> **What this task involves**
Extract the lines of the material below, beginning with the first and ending with the line that holds "tops = [1 +". Skip every picture.

[Begin Collected material]

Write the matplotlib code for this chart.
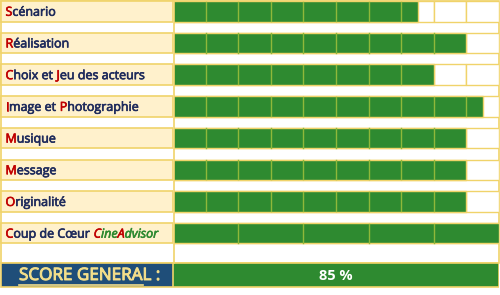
import matplotlib.pyplot as plt
import matplotlib.patheffects as pe
from matplotlib.patches import Rectangle

# data
labels = [
    [("S", "red"), ("cénario", "navy")],
    [("R", "red"), ("éalisation", "navy")],
    [("C", "red"), ("hoix et ", "navy"), ("J", "red"), ("eu des acteurs", "navy")],
    [("I", "red"), ("mage et ", "navy"), ("P", "red"), ("hotographie", "navy")],
    [("M", "red"), ("usique", "navy")],
    [("M", "red"), ("essage", "navy")],
    [("O", "red"), ("riginalité", "navy")],
    [("C", "red"), ("oup de Cœur ", "navy"), ("C", "red_i"), ("ine", "green_i"),
     ("A", "red_i"), ("dvisor", "green_i")],
]
scores = [7.5, 9, 8, 9.5, 9, 9, 9, 10]
n_cells = [10, 10, 10, 10, 10, 10, 10, 5]
score_total = 85

GREEN = "#2e8a30"
DIV = "#8fb83a"
BORDER = "#f0d36a"
CREAM = "#fff1cc"
BLUE = "#1f4e79"
YEL = "#f3de8a"
FONT = "Open Sans"
colors = {"red": "#c00000", "navy": "#1f2b5c", "red_i": "#c00000", "green_i": "#2e8a30"}


def thick(c, lw=0.45):
    # fake a semibold weight
    return [pe.withStroke(linewidth=lw, foreground=c)]


fig = plt.figure(figsize=(5, 2.95), dpi=100)
ax_l = fig.add_axes([0, 0, 173 / 500, 1])
ax_b = fig.add_axes([173 / 500, 0, 326 / 500, 1])
ax_l.set_zorder(2)
for ax in (ax_l, ax_b):
    ax.set_ylim(295, 0)
    ax.axis("off")
ax_l.set_xlim(0, 173)
ax_b.set_xlim(0, 10.0)

pitch, h = 31.7, 20.5
tops = [1 + pitch * i for i in range(len(scores))]

# outer frame
ax_l.add_patch(Rectangle((0.7, 0.5), 173, 262, fc="white", ec=BORDER, lw=1.2, zorder=0, clip_on=False))
ax_b.add_patch(Rectangle((0, 0.5), 9.99, 262, fc="white", ec=BORDER, lw=1.2, zorder=0, clip_on=False))

for i, (segs, sc, nc) in enumerate(zip(labels, scores, n_cells)):
    y = tops[i]
    ax_l.add_patch(Rectangle((0.7, y), 172.3, h, fc=CREAM, ec=BORDER, lw=1.2))
    # empty grid
    w = 10 / nc
    for k in range(nc):
        ax_b.add_patch(Rectangle((k * w, y), w, h, fc="white", ec=BORDER, lw=1.0))
    ax_b.barh(y + h / 2, sc, height=h, left=0, color=GREEN, edgecolor=BORDER, lw=1.0, zorder=2)
    for k in range(1, nc):
        if k * w < sc:
            ax_b.plot([k * w, k * w], [y + 0.6, y + h - 0.6], color=DIV, lw=1.0, zorder=3)
    # label text
    prev = None
    for s, c in segs:
        kw = dict(color=colors[c], fontsize=9, fontweight="normal",
                  family=FONT, style="italic" if c.endswith("_i") else "normal",
                  va="bottom", ha="left", zorder=5, path_effects=thick(colors[c]))
        if prev is None:
            prev = ax_l.text(5.5, y + h / 2 + 7.5, s, **kw)
        else:
            prev = ax_l.annotate(s, xy=(1, 0), xycoords=prev, **kw)

# score row
ys = 263
ax_l.add_patch(Rectangle((0.7, ys), 172.3, 24, fc=BLUE, ec=BORDER, lw=1.2))
ax_b.barh(ys + 12, 10, height=24, left=0, color=GREEN, edgecolor=BORDER, lw=1.2)
t = ax_l.text(19, ys + 13, "SCORE GENERAL", color=YEL, fontsize=12.3,
              family=FONT, va="center", ha="left", path_effects=thick(YEL, 0.7))
ax_l.annotate(" :", xy=(1, 0), xycoords=t, color=YEL, fontsize=12.3,
              family=FONT, va="bottom", ha="left", path_effects=thick(YEL, 0.7))
ax_l.plot([19, 143], [ys + 21.5, ys + 21.5], color=YEL, lw=1.2)
ax_b.text(5, ys + 13, f"{score_total} %", color="white", fontsize=10.5,
          fontweight="bold", family=FONT, va="center", ha="center")

fig.savefig("out.png", dpi=100)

[End Collected material]

> **Final result**
Write the matplotlib code for this chart.
import matplotlib.pyplot as plt
import matplotlib.patheffects as pe
from matplotlib.patches import Rectangle

# data
labels = [
    [("S", "red"), ("cénario", "navy")],
    [("R", "red"), ("éalisation", "navy")],
    [("C", "red"), ("hoix et ", "navy"), ("J", "red"), ("eu des acteurs", "navy")],
    [("I", "red"), ("mage et ", "navy"), ("P", "red"), ("hotographie", "navy")],
    [("M", "red"), ("usique", "navy")],
    [("M", "red"), ("essage", "navy")],
    [("O", "red"), ("riginalité", "navy")],
    [("C", "red"), ("oup de Cœur ", "navy"), ("C", "red_i"), ("ine", "green_i"),
     ("A", "red_i"), ("dvisor", "green_i")],
]
scores = [7.5, 9, 8, 9.5, 9, 9, 9, 10]
n_cells = [10, 10, 10, 10, 10, 10, 10, 5]
score_total = 85

GREEN = "#2e8a30"
DIV = "#8fb83a"
BORDER = "#f0d36a"
CREAM = "#fff1cc"
BLUE = "#1f4e79"
YEL = "#f3de8a"
FONT = "Open Sans"
colors = {"red": "#c00000", "navy": "#1f2b5c", "red_i": "#c00000", "green_i": "#2e8a30"}


def thick(c, lw=0.45):
    # fake a semibold weight
    return [pe.withStroke(linewidth=lw, foreground=c)]


fig = plt.figure(figsize=(5, 2.95), dpi=100)
ax_l = fig.add_axes([0, 0, 173 / 500, 1])
ax_b = fig.add_axes([173 / 500, 0, 326 / 500, 1])
ax_l.set_zorder(2)
for ax in (ax_l, ax_b):
    ax.set_ylim(295, 0)
    ax.axis("off")
ax_l.set_xlim(0, 173)
ax_b.set_xlim(0, 10.0)

pitch, h = 31.7, 20.5
tops = [1 + pitch * i for i in range(len(scores))]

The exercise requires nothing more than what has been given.